==== DATASET EXCERPT ====

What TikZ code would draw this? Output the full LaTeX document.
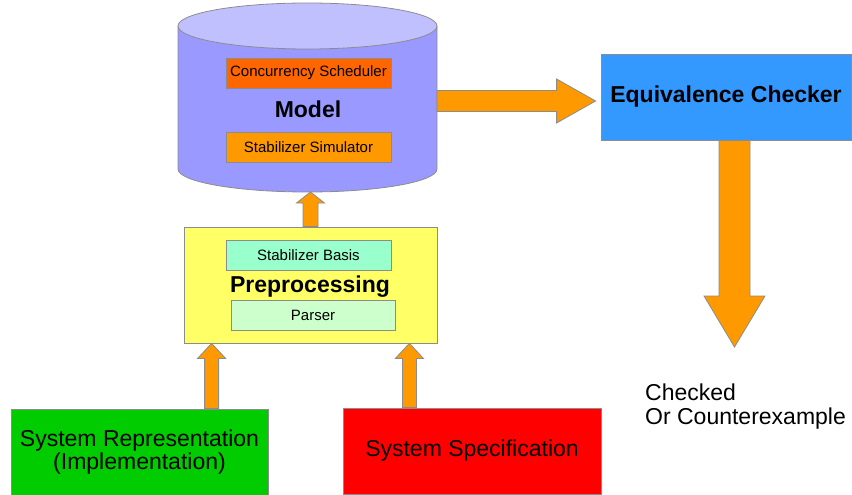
\documentclass[tikz,border=0pt]{standalone}
\usepackage{fontspec}
\setmainfont{Liberation Sans}
\usetikzlibrary{calc}

\definecolor{cylbody}{HTML}{9999FF}
\definecolor{cyltop}{HTML}{C0C0FF}
\definecolor{prepfill}{HTML}{FFFF66}
\definecolor{basisfill}{HTML}{99FFCC}
\definecolor{parserfill}{HTML}{CCFFCC}
\definecolor{schedfill}{HTML}{FF6600}
\definecolor{simfill}{HTML}{FF9900}
\definecolor{eqfill}{HTML}{3399FF}
\definecolor{implfill}{HTML}{00CC00}
\definecolor{specfill}{HTML}{FF0000}
\definecolor{arrowfill}{HTML}{FF9900}
\definecolor{edge}{HTML}{8C8C8C}

\tikzset{
  box/.style={draw=edge, line width=0.8pt, inner sep=0pt, anchor=center},
  smallbox/.style={box, minimum width=165pt, minimum height=30pt,
    font=\fontsize{15}{17}\selectfont},
  bigbox/.style={box, minimum width=257pt, minimum height=86pt, align=center,
    font=\fontsize{23}{23.5}\selectfont},
  title/.style={font=\fontsize{23}{26}\selectfont\bfseries, inner sep=0pt},
  blockarrow/.style={draw=edge, line width=0.8pt, fill=arrowfill, line join=miter},
}

\begin{document}
\begin{tikzpicture}[x=1pt, y=-1pt]
  \useasboundingbox (0,0) rectangle (852,495);

  % model store: cylinder body and lid
  \fill[cylbody] (178,26) -- (178,169)
    arc[start angle=180, end angle=360, x radius=129.5pt, y radius=23pt] -- (437,26) -- cycle;
  \draw[edge, line width=0.8pt] (178,26) -- (178,169)
    arc[start angle=180, end angle=360, x radius=129.5pt, y radius=23pt] -- (437,26);
  \draw[edge, line width=0.8pt, fill=cyltop] (307.5,26) ellipse[x radius=129.5pt, y radius=23pt];
  \coordinate (cylbottom) at (307.5,192);
  \coordinate (cylright) at (437,101);

  \node[smallbox, fill=schedfill] (sched) at (308.5,73) {Concurrency Scheduler};
  \node[title] (model) at (308,109) {Model};
  \node[smallbox, fill=simfill] (sim) at (308.5,147) {Stabilizer Simulator};

  % preprocessing stage
  \node[box, fill=prepfill, minimum width=253pt, minimum height=116pt] (prep) at (310.5,285) {};
  \node[smallbox, fill=basisfill] (basis) at (308.5,255) {Stabilizer Basis};
  \node[title] (preptitle) at (310,287) {Preprocessing};
  \node[smallbox, fill=parserfill, minimum width=164pt] (parser) at (313,315) {Parser};

  % inputs
  \node[bigbox, fill=implfill] (impl) at (139.5,452) {System Representation\\(Implementation)};
  \node[bigbox, fill=specfill, minimum width=258pt] (spec) at (472,451) {System Specification};

  % checker and result
  \node[box, fill=eqfill, minimum width=250pt, minimum height=86pt, title] (eq) at (726,97) {Equivalence Checker};
  \coordinate (result) at (734.5,347);
  \node[anchor=north west, align=left, inner sep=0pt,
        font=\fontsize{23}{23.5}\selectfont] (verdict) at (645,384) {Checked\\Or Counterexample};

  % preprocessing -> model
  \draw[blockarrow] let \p1=(prep.north), \p2=(cylbottom) in
    (\x1-7.5pt,\y1) -- (\x1-7.5pt,\y2-11pt) -- (\x1-14pt,\y2-11pt) -- (\x1,\y2)
    -- (\x1+14pt,\y2-11pt) -- (\x1+7.5pt,\y2-11pt) -- (\x1+7.5pt,\y1) -- cycle;

  % implementation -> preprocessing
  \draw[blockarrow] let \p1=(impl.north), \p2=([xshift=28pt]prep.south west) in
    (\x2-7pt,\y1) -- (\x2-7pt,\y2-15pt) -- (\x2-14pt,\y2-15pt) -- (\x2,\y2)
    -- (\x2+14pt,\y2-15pt) -- (\x2+7pt,\y2-15pt) -- (\x2+7pt,\y1) -- cycle;

  % specification -> preprocessing
  \draw[blockarrow] let \p1=(spec.north), \p2=([xshift=-28pt]prep.south east) in
    (\x2-7pt,\y1) -- (\x2-7pt,\y2-15pt) -- (\x2-14pt,\y2-15pt) -- (\x2,\y2)
    -- (\x2+14pt,\y2-15pt) -- (\x2+7pt,\y2-15pt) -- (\x2+7pt,\y1) -- cycle;

  % model -> equivalence checker
  \draw[blockarrow] let \p1=(cylright), \p2=([xshift=-5pt]eq.west) in
    (\x1,\y1+10.5pt) -- (\x2-39pt,\y1+10.5pt) -- (\x2-39pt,\y1+22pt) -- (\x2,\y1)
    -- (\x2-39pt,\y1-22pt) -- (\x2-39pt,\y1-10.5pt) -- (\x1,\y1-10.5pt) -- cycle;

  % equivalence checker -> result
  \draw[blockarrow] let \p1=(eq.south), \p2=(result) in
    (\x2-15.5pt,\y1) -- (\x2-15.5pt,\y2+51pt) -- (\x2-30.5pt,\y2+51pt) -- (\x2,\y2)
    -- (\x2+30.5pt,\y2+51pt) -- (\x2+15.5pt,\y2+51pt) -- (\x2+15.5pt,\y1) -- cycle;
\end{tikzpicture}
\end{document}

====

- _WHAT TO WORK ON_:
Repeat the data exactly, excluding the pictures.

- _WRITTEN RESPONSE_:
What TikZ code would draw this? Output the full LaTeX document.
\documentclass[tikz,border=0pt]{standalone}
\usepackage{fontspec}
\setmainfont{Liberation Sans}
\usetikzlibrary{calc}

\definecolor{cylbody}{HTML}{9999FF}
\definecolor{cyltop}{HTML}{C0C0FF}
\definecolor{prepfill}{HTML}{FFFF66}
\definecolor{basisfill}{HTML}{99FFCC}
\definecolor{parserfill}{HTML}{CCFFCC}
\definecolor{schedfill}{HTML}{FF6600}
\definecolor{simfill}{HTML}{FF9900}
\definecolor{eqfill}{HTML}{3399FF}
\definecolor{implfill}{HTML}{00CC00}
\definecolor{specfill}{HTML}{FF0000}
\definecolor{arrowfill}{HTML}{FF9900}
\definecolor{edge}{HTML}{8C8C8C}

\tikzset{
  box/.style={draw=edge, line width=0.8pt, inner sep=0pt, anchor=center},
  smallbox/.style={box, minimum width=165pt, minimum height=30pt,
    font=\fontsize{15}{17}\selectfont},
  bigbox/.style={box, minimum width=257pt, minimum height=86pt, align=center,
    font=\fontsize{23}{23.5}\selectfont},
  title/.style={font=\fontsize{23}{26}\selectfont\bfseries, inner sep=0pt},
  blockarrow/.style={draw=edge, line width=0.8pt, fill=arrowfill, line join=miter},
}

\begin{document}
\begin{tikzpicture}[x=1pt, y=-1pt]
  \useasboundingbox (0,0) rectangle (852,495);

  % model store: cylinder body and lid
  \fill[cylbody] (178,26) -- (178,169)
    arc[start angle=180, end angle=360, x radius=129.5pt, y radius=23pt] -- (437,26) -- cycle;
  \draw[edge, line width=0.8pt] (178,26) -- (178,169)
    arc[start angle=180, end angle=360, x radius=129.5pt, y radius=23pt] -- (437,26);
  \draw[edge, line width=0.8pt, fill=cyltop] (307.5,26) ellipse[x radius=129.5pt, y radius=23pt];
  \coordinate (cylbottom) at (307.5,192);
  \coordinate (cylright) at (437,101);

  \node[smallbox, fill=schedfill] (sched) at (308.5,73) {Concurrency Scheduler};
  \node[title] (model) at (308,109) {Model};
  \node[smallbox, fill=simfill] (sim) at (308.5,147) {Stabilizer Simulator};

  % preprocessing stage
  \node[box, fill=prepfill, minimum width=253pt, minimum height=116pt] (prep) at (310.5,285) {};
  \node[smallbox, fill=basisfill] (basis) at (308.5,255) {Stabilizer Basis};
  \node[title] (preptitle) at (310,287) {Preprocessing};
  \node[smallbox, fill=parserfill, minimum width=164pt] (parser) at (313,315) {Parser};

  % inputs
  \node[bigbox, fill=implfill] (impl) at (139.5,452) {System Representation\\(Implementation)};
  \node[bigbox, fill=specfill, minimum width=258pt] (spec) at (472,451) {System Specification};

  % checker and result
  \node[box, fill=eqfill, minimum width=250pt, minimum height=86pt, title] (eq) at (726,97) {Equivalence Checker};
  \coordinate (result) at (734.5,347);
  \node[anchor=north west, align=left, inner sep=0pt,
        font=\fontsize{23}{23.5}\selectfont] (verdict) at (645,384) {Checked\\Or Counterexample};

  % preprocessing -> model
  \draw[blockarrow] let \p1=(prep.north), \p2=(cylbottom) in
    (\x1-7.5pt,\y1) -- (\x1-7.5pt,\y2-11pt) -- (\x1-14pt,\y2-11pt) -- (\x1,\y2)
    -- (\x1+14pt,\y2-11pt) -- (\x1+7.5pt,\y2-11pt) -- (\x1+7.5pt,\y1) -- cycle;

  % implementation -> preprocessing
  \draw[blockarrow] let \p1=(impl.north), \p2=([xshift=28pt]prep.south west) in
    (\x2-7pt,\y1) -- (\x2-7pt,\y2-15pt) -- (\x2-14pt,\y2-15pt) -- (\x2,\y2)
    -- (\x2+14pt,\y2-15pt) -- (\x2+7pt,\y2-15pt) -- (\x2+7pt,\y1) -- cycle;

  % specification -> preprocessing
  \draw[blockarrow] let \p1=(spec.north), \p2=([xshift=-28pt]prep.south east) in
    (\x2-7pt,\y1) -- (\x2-7pt,\y2-15pt) -- (\x2-14pt,\y2-15pt) -- (\x2,\y2)
    -- (\x2+14pt,\y2-15pt) -- (\x2+7pt,\y2-15pt) -- (\x2+7pt,\y1) -- cycle;

  % model -> equivalence checker
  \draw[blockarrow] let \p1=(cylright), \p2=([xshift=-5pt]eq.west) in
    (\x1,\y1+10.5pt) -- (\x2-39pt,\y1+10.5pt) -- (\x2-39pt,\y1+22pt) -- (\x2,\y1)
    -- (\x2-39pt,\y1-22pt) -- (\x2-39pt,\y1-10.5pt) -- (\x1,\y1-10.5pt) -- cycle;

  % equivalence checker -> result
  \draw[blockarrow] let \p1=(eq.south), \p2=(result) in
    (\x2-15.5pt,\y1) -- (\x2-15.5pt,\y2+51pt) -- (\x2-30.5pt,\y2+51pt) -- (\x2,\y2)
    -- (\x2+30.5pt,\y2+51pt) -- (\x2+15.5pt,\y2+51pt) -- (\x2+15.5pt,\y1) -- cycle;
\end{tikzpicture}
\end{document}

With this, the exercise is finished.